═════ Data provided
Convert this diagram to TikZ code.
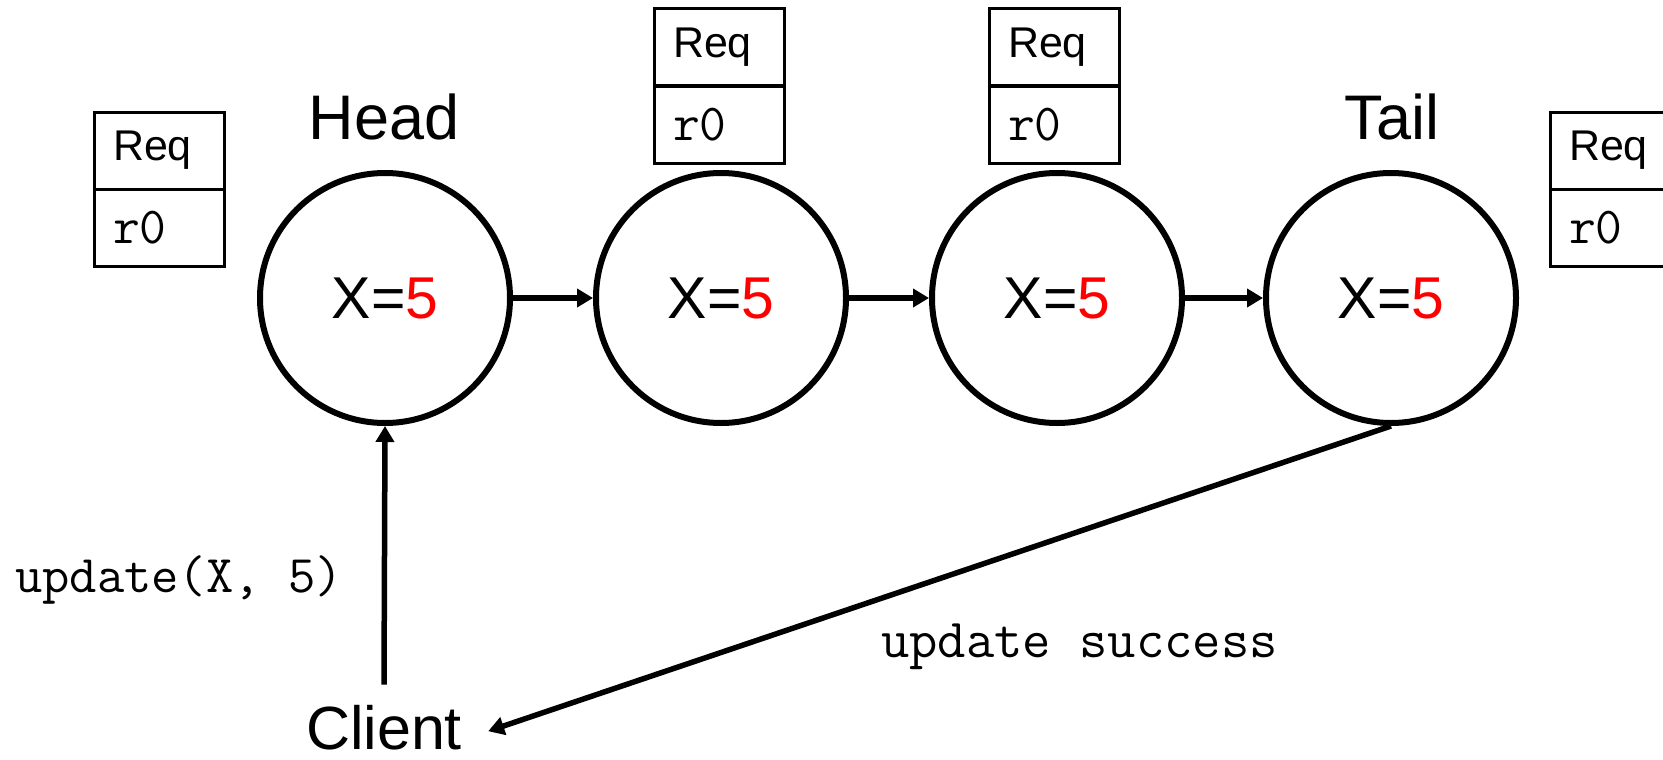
\documentclass[tikz,border=0pt]{standalone}
\usepackage{fontspec}
\setmainfont{Liberation Sans}
\usetikzlibrary{arrows.meta}
\newcommand\myfs[1]{\fontsize{#1}{#1}\selectfont}
\definecolor{valred}{RGB}{255,0,0}
\begin{document}
\begin{tikzpicture}[x=1pt,y=-1pt,
  srv/.style={circle, draw, line width=6pt, minimum size=250pt, inner sep=0pt, font=\myfs{59}},
  lbl/.style={font=\myfs{63}, inner sep=0pt, anchor=base},
  cell/.style={draw, line width=3pt, minimum width=130pt, minimum height=77pt,
    text width=92pt, inner xsep=19pt, inner ysep=0pt, align=left},
  celltop/.style={cell, font=\myfs{43}},
  cellbot/.style={cell, font=\ttfamily\myfs{52}},
  conn/.style={line width=5.5pt, -{Triangle[length=16pt,width=18pt]}},
  mono/.style={font=\ttfamily\myfs{53}, inner sep=0pt, anchor=base west}]
\useasboundingbox (0,0) rectangle (1663,760);
% servers
\node[srv] (head) at (385,298) {X=\textcolor{valred}{5}};
\node[srv] (s2) at (721,298) {X=\textcolor{valred}{5}};
\node[srv] (s3) at (1057,298) {X=\textcolor{valred}{5}};
\node[srv] (tail) at (1391,298) {X=\textcolor{valred}{5}};
% labels
\node[lbl] (headlbl) at (384,139) {Head};
\node[lbl] (taillbl) at (1392,139) {Tail};
\node[font=\myfs{61}, inner xsep=26pt, inner ysep=1pt, anchor=base] (client) at (384,749) {Client};
% request boxes
\node[celltop] (r1a) at (159,150.5) {Req};
\node[cellbot] (r1b) at (159,228) {r0};
\node[celltop] (r2a) at (719,47) {Req};
\node[cellbot] (r2b) at (719,125) {r0};
\node[celltop] (r3a) at (1054,47) {Req};
\node[cellbot] (r3b) at (1054,125) {r0};
\node[celltop] (r4a) at (1615,150.5) {Req};
\node[cellbot] (r4b) at (1615,228) {r0};
% connectors
\draw[conn] (head) -- (s2);
\draw[conn] (s2) -- (s3);
\draw[conn] (s3) -- (tail);
\draw[conn] ([yshift=19pt]client.north) -- (head.south);
\draw[conn] (tail.south) -- ([yshift=-4pt]client.east);
% edge labels
\node[mono] (updlbl) at (15,592) {update(X, 5)};
\node[mono, font=\ttfamily\myfs{55}] (succlbl) at (881,657) {update success};
\end{tikzpicture}
\end{document}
══════════
Please write out all of the material above without changing a word, and omit any pictures.

Task solution —
Convert this diagram to TikZ code.
\documentclass[tikz,border=0pt]{standalone}
\usepackage{fontspec}
\setmainfont{Liberation Sans}
\usetikzlibrary{arrows.meta}
\newcommand\myfs[1]{\fontsize{#1}{#1}\selectfont}
\definecolor{valred}{RGB}{255,0,0}
\begin{document}
\begin{tikzpicture}[x=1pt,y=-1pt,
  srv/.style={circle, draw, line width=6pt, minimum size=250pt, inner sep=0pt, font=\myfs{59}},
  lbl/.style={font=\myfs{63}, inner sep=0pt, anchor=base},
  cell/.style={draw, line width=3pt, minimum width=130pt, minimum height=77pt,
    text width=92pt, inner xsep=19pt, inner ysep=0pt, align=left},
  celltop/.style={cell, font=\myfs{43}},
  cellbot/.style={cell, font=\ttfamily\myfs{52}},
  conn/.style={line width=5.5pt, -{Triangle[length=16pt,width=18pt]}},
  mono/.style={font=\ttfamily\myfs{53}, inner sep=0pt, anchor=base west}]
\useasboundingbox (0,0) rectangle (1663,760);
% servers
\node[srv] (head) at (385,298) {X=\textcolor{valred}{5}};
\node[srv] (s2) at (721,298) {X=\textcolor{valred}{5}};
\node[srv] (s3) at (1057,298) {X=\textcolor{valred}{5}};
\node[srv] (tail) at (1391,298) {X=\textcolor{valred}{5}};
% labels
\node[lbl] (headlbl) at (384,139) {Head};
\node[lbl] (taillbl) at (1392,139) {Tail};
\node[font=\myfs{61}, inner xsep=26pt, inner ysep=1pt, anchor=base] (client) at (384,749) {Client};
% request boxes
\node[celltop] (r1a) at (159,150.5) {Req};
\node[cellbot] (r1b) at (159,228) {r0};
\node[celltop] (r2a) at (719,47) {Req};
\node[cellbot] (r2b) at (719,125) {r0};
\node[celltop] (r3a) at (1054,47) {Req};
\node[cellbot] (r3b) at (1054,125) {r0};
\node[celltop] (r4a) at (1615,150.5) {Req};
\node[cellbot] (r4b) at (1615,228) {r0};
% connectors
\draw[conn] (head) -- (s2);
\draw[conn] (s2) -- (s3);
\draw[conn] (s3) -- (tail);
\draw[conn] ([yshift=19pt]client.north) -- (head.south);
\draw[conn] (tail.south) -- ([yshift=-4pt]client.east);
% edge labels
\node[mono] (updlbl) at (15,592) {update(X, 5)};
\node[mono, font=\ttfamily\myfs{55}] (succlbl) at (881,657) {update success};
\end{tikzpicture}
\end{document}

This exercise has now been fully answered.